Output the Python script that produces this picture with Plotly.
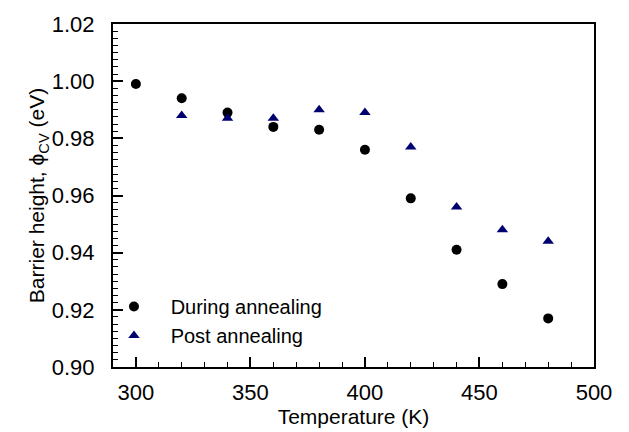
import plotly.graph_objects as go

temp_during = [300, 320, 340, 360, 380, 400, 420, 440, 460, 480]
phi_during = [0.999, 0.994, 0.989, 0.984, 0.983, 0.976, 0.959, 0.941, 0.929, 0.917]
temp_post = [320, 340, 360, 380, 400, 420, 440, 460, 480]
phi_post = [0.988, 0.987, 0.987, 0.990, 0.989, 0.977, 0.956, 0.948, 0.944]

pad = "\u00a0\u00a0\u00a0"
fig = go.Figure()
fig.add_trace(go.Scatter(x=temp_during, y=phi_during, mode="markers", name=pad + "During annealing",
                         marker=dict(symbol="circle", size=10, color="black")))
fig.add_trace(go.Scatter(x=temp_post, y=phi_post, mode="markers", name=pad + "Post annealing",
                         marker=dict(symbol="triangle-up", size=10, color="#000070")))

font = "Liberation Sans, Arial, sans-serif"
fig.update_layout(
    width=629, height=432,
    margin=dict(l=113, r=35, t=22, b=64),
    plot_bgcolor="white", paper_bgcolor="white",
    font=dict(family=font, size=20, color="black"),
    showlegend=True,
    legend=dict(x=0.002, y=0.035, xanchor="left", yanchor="bottom", bgcolor="rgba(0,0,0,0)",
                font=dict(size=20), itemsizing="trace", tracegroupgap=0),
    xaxis=dict(range=[290, 500], tickvals=[300, 350, 400, 450, 500], ticks="inside", ticklen=10,
               tickwidth=1.5, tickcolor="black", showline=True, linecolor="black", linewidth=2,
               mirror=True, showgrid=False, zeroline=False, ticklabelstandoff=5,
               minor=dict(dtick=10, tick0=290, ticks="inside", ticklen=5, tickwidth=1.2, tickcolor="black"),
               title=dict(text="Temperature (K)", font=dict(size=21), standoff=0),
               tickfont=dict(size=22)),
    yaxis=dict(range=[0.90, 1.02], dtick=0.02, tick0=0.90, tickformat=".2f", ticks="inside", ticklen=10,
               tickwidth=1.5, tickcolor="black", showline=True, linecolor="black", linewidth=2,
               mirror=True, showgrid=False, zeroline=False, ticklabelstandoff=12,
               minor=dict(dtick=0.0025, ticks="inside", ticklen=5, tickwidth=1.2, tickcolor="black"),
               title=dict(text="Barrier height, ϕ<sub>CV</sub> (eV)", font=dict(size=21), standoff=0),
               tickfont=dict(size=22)),
)
fig.write_html("out.html")
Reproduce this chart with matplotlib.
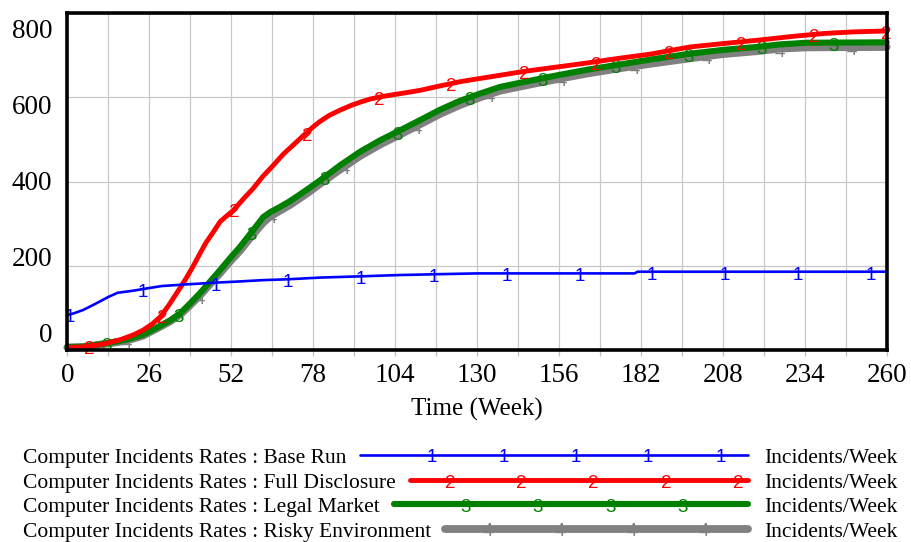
import numpy as np
import matplotlib
matplotlib.use("Agg")
import matplotlib.pyplot as plt
from matplotlib.transforms import ScaledTranslation

# ---------------- data ----------------
t_base = [0, 2, 5, 9, 13, 16, 21, 25, 30, 38, 47, 55, 62, 70, 80, 93, 105, 117, 130, 180, 181, 260]
base = [83, 87, 95, 110, 126, 136, 141, 146, 152, 156, 160, 163, 166, 168, 172, 175, 178, 180, 182, 182, 186, 186]

t_full = [0, 4, 8, 12, 17, 21, 24, 27, 29.5, 32, 34, 36, 38, 40, 42, 44, 46.3, 48.5, 50.5, 52.7, 56, 59, 62,
          65.4, 68.5, 71.7, 75, 78, 80, 83, 86.6, 90, 93, 96, 99, 103, 108, 112, 118, 125, 135, 145, 155, 165,
          175, 185, 197.6, 208, 219, 230, 240, 250, 260]
full = [6, 7, 10, 15, 25, 36, 47, 62, 79, 104, 127, 150, 174, 200, 228, 255, 280, 305, 318, 332, 360, 384, 412,
        439, 465, 487, 510, 530, 542, 557, 570, 581, 589, 596, 601, 606, 612, 617, 627, 638, 650, 662, 672, 682,
        693, 703, 720, 728, 736, 745, 752, 756, 758]

t_legal = [0, 5, 12.5, 17, 20, 24, 29.4, 32.6, 35.8, 38.9, 42.1, 45, 48.5, 51.5, 54.8, 59, 62.2, 64.5, 67.5,
           70.5, 73.9, 77, 80.2, 86.6, 92.9, 99.2, 105.6, 111.9, 118.3, 124.6, 130.9, 137.3, 145, 155, 165, 175,
           185, 197.6, 208, 218.8, 226, 234.6, 260]
legal = [7, 8, 16, 22, 27, 36, 57, 70, 87, 110, 135, 160, 190, 217, 245, 285, 316, 328, 340, 353, 370, 386, 403,
         439, 471, 498, 522, 546, 571, 592, 609, 625, 637, 652, 666, 678, 690, 704, 713, 720, 726, 730, 731]

t_risky = t_legal
risky = [6, 7, 15, 20, 25, 34, 55, 68, 84, 106, 130, 154, 183, 209, 236, 275, 303, 318, 331, 344, 361, 377, 395,
         429, 461, 488, 512, 536, 561, 582, 600, 616, 628, 643, 657, 669, 680, 693, 703, 710, 716, 719, 720]

x_ticks = list(range(0, 261, 26))
y_ticks = [0, 200, 400, 600, 800]

names = ["Computer Incidents Rates : Base Run",
         "Computer Incidents Rates : Full Disclosure",
         "Computer Incidents Rates : Legal Market",
         "Computer Incidents Rates : Risky Environment"]
unit_label = "Incidents/Week"
x_label = "Time (Week)"

# marker times (Vensim numbered markers)
mk_base = [0.8 + 23.1 * k for k in range(12)]
mk_full = [7 + 23 * k for k in range(12)]
mk_legal = [12.3 + 23.1 * k for k in range(11)]
mk_risky = [19 + 23 * k for k in range(11)]

# ---------------- style ----------------
SERIF = "Liberation Serif"
MKFONT = "Liberation Sans"
colors = ["#0000ff", "#ff0000", "#008000", "#808080"]
widths = [1.9, 3.5, 4.4, 5.6]
labels_digit = ["1", "2", "3", "4"]
MK_SIZE = 13.5

W, H = 912, 542
fig = plt.figure(figsize=(W / 100, H / 100), dpi=100)
ax = fig.add_axes([67.3 / W, (H - 350) / H, (886.6 - 67.3) / W, (350 - 13.3) / H])

ax.set_xlim(0, 260)
ax.set_ylim(0, 800)

series = [(t_base, base, mk_base), (t_full, full, mk_full), (t_legal, legal, mk_legal), (t_risky, risky, mk_risky)]
zorders = [6, 5, 4, 3]
for (tt, vv, mk), c, lw, d, z in zip(series, colors, widths, labels_digit, zorders):
    ax.plot(tt, vv, color=c, lw=lw, zorder=z, solid_capstyle="round", solid_joinstyle="round", clip_on=False)
    mv = np.interp(mk, tt, vv)
    for mt, m in zip(mk, mv):
        ax.annotate(d, (mt, m), xytext=(0, -2.5), textcoords="offset points", ha="center", va="center",
                    color=c, fontsize=MK_SIZE, family=MKFONT, zorder=z + 0.5, annotation_clip=False)

# grid / ticks
ax.set_xticks(x_ticks)
ax.set_xticks([13 + 26 * k for k in range(10)], minor=True)
ax.set_yticks(y_ticks)
ax.grid(True, which="both", axis="x", color="#c8c8c8", lw=0.9, zorder=0)
ax.grid(True, which="major", axis="y", color="#c8c8c8", lw=0.9, zorder=0)
ax.set_axisbelow(True)
ax.tick_params(axis="x", which="both", direction="out", length=4, width=0.9, color="#c0c0c0",
               labelsize=19.5, pad=5.5)
ax.tick_params(axis="y", which="both", length=0, labelsize=19.5, pad=11)
ax.set_xticklabels([str(v) for v in x_ticks], family=SERIF)
ax.set_yticklabels([str(v) for v in y_ticks], family=SERIF)
for s in ax.spines.values():
    s.set_linewidth(2.6)
    s.set_color("black")
    s.set_zorder(10)

# Vensim-style y labels pulled inside the range
for lab, v in zip(ax.get_yticklabels(), y_ticks):
    off_px = -17 + 0.04 * v  # positive = downward
    lab.set_transform(lab.get_transform() + ScaledTranslation(0, -off_px / 100, fig.dpi_scale_trans))

ax.set_xlabel(x_label, family=SERIF, fontsize=18, labelpad=7)

# ---------------- legend (bottom block) ----------------
lax = fig.add_axes([0, 0, 1, 1], zorder=-1)
lax.set_xlim(0, W)
lax.set_ylim(H, 0)
lax.axis("off")
baselines = [462.7, 487.7, 511.7, 536.7]
line_rise = 7.7
line_end = 748
leg_marks = [[432, 504, 576, 648, 721], [450, 521, 593, 666, 738], [466, 538, 611, 683], [488, 560, 632, 704]]
fig.canvas.draw()
r = fig.canvas.get_renderer()
for name, yb, c, lw, d, mxs in zip(names, baselines, colors, widths, labels_digit, leg_marks):
    y = yb - line_rise
    t = lax.text(23, yb, name, family=SERIF, fontsize=15.5, ha="left", va="baseline")
    bb = t.get_window_extent(renderer=r)
    x0 = bb.x1 + 14
    lax.plot([x0, line_end], [y, y], color=c, lw=lw, solid_capstyle="round")
    for mx in mxs:
        lax.text(mx, y + 3, d, color=c, fontsize=MK_SIZE, family=MKFONT, ha="center", va="center")
    lax.text(764, yb, unit_label, family=SERIF, fontsize=15.5, ha="left", va="baseline")

fig.savefig("out.png", dpi=100)
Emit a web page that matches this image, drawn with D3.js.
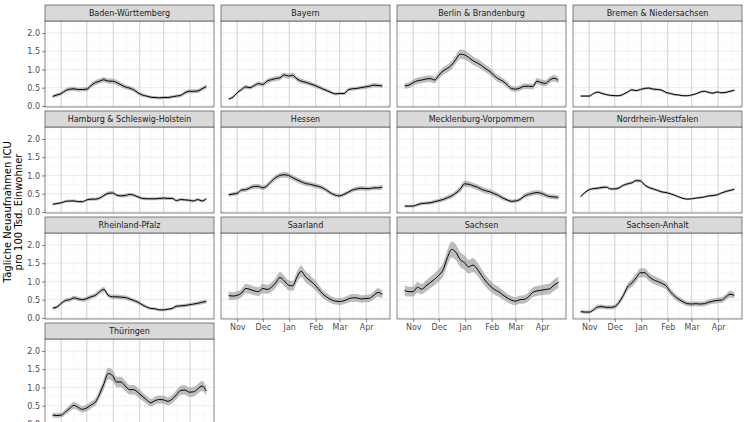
<!DOCTYPE html>
<html>
<head>
<meta charset="utf-8">
<script src="https://cdn.jsdelivr.net/npm/d3@7"></script>
<style>
  body { margin: 0; background: #fff; }
  text { font-family: "DejaVu Sans", sans-serif; }
</style>
</head>
<body>
<div id="chart"></div>
<script>
// values every 5 days, 22 Oct 2020 .. 20 Apr 2021
var dates = d3.timeDay.range(new Date(2020, 9, 22), new Date(2021, 3, 21), 5);

var states = ["Baden-Württemberg", "Bayern", "Berlin & Brandenburg", "Bremen & Niedersachsen",
  "Hamburg & Schleswig-Holstein", "Hessen", "Mecklenburg-Vorpommern", "Nordrhein-Westfalen",
  "Rheinland-Pfalz", "Saarland", "Sachsen", "Sachsen-Anhalt", "Thüringen"];

var bw  = [0.26,0.30,0.34,0.42,0.46,0.47,0.45,0.45,0.46,0.56,0.64,0.68,0.72,0.68,0.68,0.64,0.58,0.52,0.49,0.44,0.36,0.30,0.27,0.24,0.23,0.22,0.23,0.23,0.25,0.27,0.29,0.36,0.40,0.40,0.41,0.47,0.53];
var by  = [0.19,0.24,0.36,0.45,0.52,0.50,0.56,0.61,0.59,0.68,0.72,0.75,0.77,0.85,0.82,0.84,0.74,0.68,0.65,0.61,0.57,0.52,0.47,0.42,0.37,0.33,0.34,0.34,0.44,0.47,0.48,0.50,0.52,0.54,0.57,0.56,0.55];
var be  = [0.55,0.57,0.64,0.69,0.71,0.74,0.75,0.71,0.84,0.96,1.03,1.12,1.28,1.42,1.40,1.33,1.24,1.18,1.11,1.02,0.94,0.83,0.74,0.68,0.58,0.48,0.46,0.49,0.54,0.54,0.53,0.68,0.64,0.62,0.71,0.76,0.70];
var hb  = [0.27,0.27,0.27,0.34,0.38,0.34,0.31,0.29,0.28,0.28,0.32,0.38,0.44,0.42,0.45,0.48,0.49,0.46,0.45,0.43,0.37,0.34,0.31,0.30,0.28,0.28,0.30,0.33,0.38,0.40,0.37,0.35,0.38,0.36,0.37,0.40,0.43];
var hh  = [0.21,0.23,0.25,0.29,0.30,0.30,0.28,0.28,0.33,0.35,0.35,0.38,0.45,0.51,0.52,0.46,0.44,0.45,0.48,0.46,0.41,0.37,0.36,0.36,0.36,0.37,0.38,0.37,0.37,0.31,0.34,0.33,0.32,0.30,0.34,0.30,0.36];
var he  = [0.47,0.49,0.51,0.60,0.61,0.66,0.70,0.70,0.66,0.72,0.84,0.94,1.00,1.02,1.00,0.94,0.88,0.83,0.78,0.76,0.73,0.70,0.66,0.59,0.51,0.46,0.44,0.48,0.54,0.60,0.63,0.65,0.64,0.64,0.66,0.66,0.68];
var mv  = [0.16,0.16,0.16,0.20,0.23,0.24,0.25,0.28,0.31,0.34,0.39,0.44,0.52,0.62,0.77,0.76,0.72,0.68,0.62,0.58,0.55,0.50,0.45,0.38,0.33,0.29,0.30,0.34,0.43,0.48,0.51,0.53,0.51,0.46,0.42,0.41,0.40];
var nw  = [0.42,0.53,0.61,0.64,0.65,0.67,0.68,0.63,0.63,0.66,0.73,0.77,0.80,0.86,0.85,0.74,0.67,0.63,0.59,0.55,0.53,0.50,0.46,0.41,0.37,0.35,0.36,0.38,0.39,0.41,0.44,0.45,0.47,0.52,0.56,0.59,0.62];
var rp  = [0.27,0.30,0.40,0.48,0.50,0.55,0.52,0.50,0.53,0.58,0.62,0.72,0.78,0.62,0.58,0.58,0.57,0.56,0.52,0.48,0.43,0.36,0.30,0.26,0.25,0.22,0.22,0.24,0.26,0.32,0.33,0.34,0.36,0.38,0.40,0.43,0.45];
var sl  = [0.61,0.60,0.62,0.68,0.81,0.78,0.74,0.72,0.81,0.78,0.84,0.96,1.11,1.02,0.90,0.88,1.12,1.28,1.13,1.03,0.93,0.80,0.66,0.57,0.50,0.46,0.45,0.47,0.52,0.55,0.55,0.52,0.53,0.54,0.62,0.70,0.64];
var sn  = [0.75,0.72,0.72,0.84,0.79,0.88,0.97,1.06,1.17,1.32,1.65,1.88,1.80,1.60,1.52,1.40,1.45,1.34,1.17,1.01,0.88,0.78,0.72,0.63,0.55,0.49,0.46,0.50,0.51,0.58,0.70,0.74,0.76,0.78,0.80,0.90,0.97];
var st  = [0.17,0.16,0.16,0.22,0.30,0.31,0.29,0.29,0.31,0.43,0.62,0.85,0.96,1.10,1.24,1.24,1.13,1.05,1.00,0.95,0.88,0.72,0.60,0.51,0.44,0.39,0.38,0.39,0.38,0.39,0.43,0.46,0.48,0.49,0.57,0.65,0.62];
var th  = [0.24,0.23,0.24,0.33,0.43,0.51,0.45,0.40,0.44,0.52,0.60,0.82,1.10,1.38,1.33,1.15,1.15,1.04,0.94,0.94,0.86,0.76,0.66,0.58,0.64,0.67,0.66,0.62,0.68,0.80,0.92,0.93,0.87,0.88,0.96,1.04,0.90];

var series = [bw, by, be, hb, hh, he, mv, nw, rp, sl, sn, st, th];
// confidence band half-width at value 1.0, per state
var ciWidth = [0.085, 0.075, 0.105, 0.055, 0.07, 0.075, 0.095, 0.048, 0.08, 0.14, 0.16, 0.11, 0.135];

var yTicks = [0, 0.5, 1, 1.5, 2];
var yMinor = [0.25, 0.75, 1.25, 1.75, 2.25];
var monthTicks = [new Date(2020,10,1), new Date(2020,11,1), new Date(2021,0,1),
                  new Date(2021,1,1), new Date(2021,2,1), new Date(2021,3,1)];
var monthMinor = [new Date(2020,9,16), new Date(2020,10,16), new Date(2020,11,16), new Date(2021,0,16),
                  new Date(2021,1,15), new Date(2021,2,16), new Date(2021,3,16)];
var monthNames = ["Nov", "Dec", "Jan", "Feb", "Mar", "Apr"];

var W = 750, H = 422;
var ncol = 4;
var colX = [45, 221, 397, 573];
var pw = 169, stripH = 16, ph = 86, rowPitch = 106, top0 = 5;

var svg = d3.select("#chart").append("svg")
  .attr("width", W).attr("height", H);

var x = d3.scaleTime()
  .domain([new Date(2020, 9, 13), new Date(2021, 3, 29)])
  .range([0, pw]);
var y = d3.scaleLinear().domain([-0.03, 2.33]).range([ph, 0]);

var line = d3.line()
  .x(function(d){ return x(d.date); })
  .y(function(d){ return y(d.v); })
  .curve(d3.curveMonotoneX);
var area = d3.area()
  .x(function(d){ return x(d.date); })
  .y0(function(d){ return y(d.v - d.hw); })
  .y1(function(d){ return y(d.v + d.hw); })
  .curve(d3.curveMonotoneX);

states.forEach(function(name, i){
  var col = i % ncol, row = Math.floor(i / ncol);
  var px = colX[col], sy = top0 + row * rowPitch, py = sy + stripH;
  var g = svg.append("g").attr("transform", "translate(" + px + "," + py + ")");

  var pts = dates.map(function(dt, j){
    var v = series[i][j];
    return {date: dt, v: v, hw: ciWidth[i] * Math.sqrt(v)};
  });

  g.append("rect").attr("width", pw).attr("height", ph).attr("fill", "#fff");

  // grid
  g.selectAll(".ym").data(yMinor).enter().append("line")
    .attr("x1", 0).attr("x2", pw)
    .attr("y1", function(d){ return y(d); }).attr("y2", function(d){ return y(d); })
    .attr("stroke", "#f0f0f0").attr("stroke-width", 0.5);
  g.selectAll(".xm").data(monthMinor).enter().append("line")
    .attr("y1", 0).attr("y2", ph)
    .attr("x1", function(d){ return x(d); }).attr("x2", function(d){ return x(d); })
    .attr("stroke", "#f0f0f0").attr("stroke-width", 0.5);
  g.selectAll(".yM").data(yTicks).enter().append("line")
    .attr("x1", 0).attr("x2", pw)
    .attr("y1", function(d){ return y(d); }).attr("y2", function(d){ return y(d); })
    .attr("stroke", "#e6e6e6").attr("stroke-width", 0.8);
  g.selectAll(".xM").data(monthTicks).enter().append("line")
    .attr("y1", 0).attr("y2", ph)
    .attr("x1", function(d){ return x(d); }).attr("x2", function(d){ return x(d); })
    .attr("stroke", "#c6c6c6").attr("stroke-width", 0.8);

  g.append("path").datum(pts).attr("d", area)
    .attr("fill", "#999").attr("fill-opacity", 0.65);
  g.append("path").datum(pts).attr("d", line)
    .attr("fill", "none").attr("stroke", "#000").attr("stroke-width", 1);

  g.append("rect").attr("width", pw).attr("height", ph)
    .attr("fill", "none").attr("stroke", "#333").attr("stroke-width", 0.6);

  // strip
  svg.append("rect").attr("x", px).attr("y", sy).attr("width", pw).attr("height", stripH)
    .attr("fill", "#d9d9d9").attr("stroke", "#333").attr("stroke-width", 0.6);
  svg.append("text").attr("x", px + pw / 2).attr("y", sy + stripH / 2 + 3)
    .attr("text-anchor", "middle").attr("font-size", 8).attr("fill", "#1a1a1a")
    .text(name);

  // y axis on first column
  if (col === 0) {
    var ya = g.append("g").call(d3.axisLeft(y).tickValues(yTicks)
      .tickFormat(d3.format(".1f")).tickSize(3).tickPadding(2));
    ya.select(".domain").remove();
    ya.selectAll("line").attr("stroke", "#333").attr("stroke-width", 0.6);
    ya.selectAll("text").attr("font-size", 8).attr("fill", "#4d4d4d")
      .attr("font-family", "DejaVu Sans");
  }
  // x axis on the lowest panel of each column (the last row lies below the picture)
  if (i + ncol >= states.length && py + ph < H) {
    var xa = g.append("g").attr("transform", "translate(0," + ph + ")")
      .call(d3.axisBottom(x).tickValues(monthTicks)
        .tickFormat(function(d, k){ return monthNames[k]; }).tickSize(3).tickPadding(2));
    xa.select(".domain").remove();
    xa.selectAll("line").attr("stroke", "#333").attr("stroke-width", 0.6);
    xa.selectAll("text").attr("font-size", 8).attr("fill", "#4d4d4d")
      .attr("font-family", "DejaVu Sans");
  }
});

// y axis title
var yt = svg.append("text")
  .attr("transform", "translate(11,212) rotate(-90)")
  .attr("text-anchor", "middle").attr("font-size", 10).attr("fill", "#000");
yt.append("tspan").attr("x", 0).attr("dy", 0).text("Tägliche Neuaufnahmen ICU");
yt.append("tspan").attr("x", 0).attr("dy", 11).text("pro 100 Tsd. Einwohner");
</script>
</body>
</html>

▶ [Written instruction]:
Pick out the part that begins with the line containing "Emit a web page" and finishes with the line containing "var dates = d3.timeDay.range(new", both included. Restate it exactly, without images.

▶ [Exercise response]:
Emit a web page that matches this image, drawn with D3.js.
<!DOCTYPE html>
<html>
<head>
<meta charset="utf-8">
<script src="https://cdn.jsdelivr.net/npm/d3@7"></script>
<style>
  body { margin: 0; background: #fff; }
  text { font-family: "DejaVu Sans", sans-serif; }
</style>
</head>
<body>
<div id="chart"></div>
<script>
// values every 5 days, 22 Oct 2020 .. 20 Apr 2021
var dates = d3.timeDay.range(new Date(2020, 9, 22), new Date(2021, 3, 21), 5);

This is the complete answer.